The protests were organised as a precurser to climate talks in the Kenyan capital Nairobi, starting on Monday and running until November 17th.
In Stockholm hundreds of people marched through the town and congregated in Medborgarplatsen. They carried banners with slogans such as ‘Change lifestyle – not the climate’.
The demonstrations were organised by a number of groups including the student organisation Cemus, Greenpeace, and the Swedish Society for Nature Conservation (SSNC).
Kersti Nordlund, 86, was one of the protestors. It’s time to act, she said.
“I have learned not to worry about it – it’s better to go out and do what you can,” she told TT.
One of the speakers at Medborgarplatsen was the secretary general of SSNC, Svante Axelsson.
He noted that a strong demonstration of public feeling can create major changes and pointed to the fall of the Soviet and apartheid regimes.
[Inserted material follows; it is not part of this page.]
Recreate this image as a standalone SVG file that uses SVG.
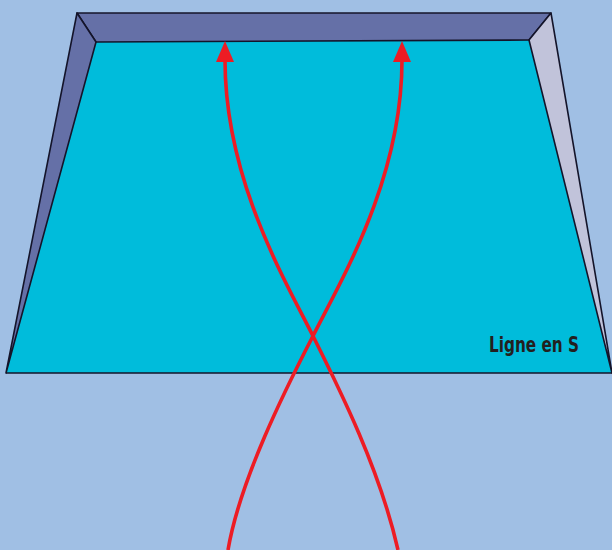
<svg xmlns="http://www.w3.org/2000/svg" width="612" height="550" viewBox="0 0 612 550">
<style>
.wall{stroke:#14142a;stroke-width:1.6;stroke-linejoin:round}
.path{fill:none;stroke:#ED1C24;stroke-width:3.6}
.lbl{font-family:"DejaVu Sans Condensed","DejaVu Sans",sans-serif;font-weight:bold;font-size:21px;fill:#231F20}
</style>
<defs>
<marker id="ah" viewBox="0 0 20 20" refX="10" refY="0" markerWidth="20" markerHeight="20" markerUnits="userSpaceOnUse" orient="auto-start-reverse">
<path d="M10,0 L19,20 L1,20 Z" fill="#ED1C24"/>
</marker>
</defs>
<rect width="612" height="550" fill="#A0BFE4"/>
<g id="pool">
<polygon points="6,373 96,42 529,40 612,373" fill="#00BCDB" stroke="none"/>
<polygon class="wall" points="77,13 551,13 529,40 96,42" fill="#6570A7"/>
<polygon class="wall" points="77,13 96,42 6,373" fill="#6570A7"/>
<polygon class="wall" points="551,13 612,373 529,40" fill="#C1C3DA"/>
<line class="wall" x1="6" y1="373" x2="612" y2="373"/>
</g>
<g id="label">
<text class="lbl" x="489" y="352" textLength="90" lengthAdjust="spacingAndGlyphs">Ligne en S</text>
</g>
<g id="connectors">
<path class="path" d="M398,550 C380,470 340,390 313,336 C286,282 225,180 225,60"/>
<path class="path" d="M228,550 C240,480 285,390 313,336 C340,282 402,180 402,60"/>
<path d="M225,41 L234,62 L216,62 Z" fill="#ED1C24"/>
<path d="M402,41 L411,62 L393,62 Z" fill="#ED1C24"/>
</g>
</svg>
“We can change the world if we get onto the streets and squares,” he said.
Axelsson said that it is extra important for Sweden and the EU to act against climate change.
“We must lead by example. If we don’t solve this there’s no way we can go to poor countries and ask them to change their energy systems.”
In Lund around 150 people gathered while several hundred joined a demonstration in Gothenburg’s Bältesspännarparken.
“There were many who joined in by making a climate promise,” said Mats Klingberg from Gothenburg’s environmental group.
For example, people promised to cut their energy use, drive their cars less or “to eat more vegetarian food”.
“In return they also want politicians to do something to reduce carbon dioxide emissions,” said Klingberg.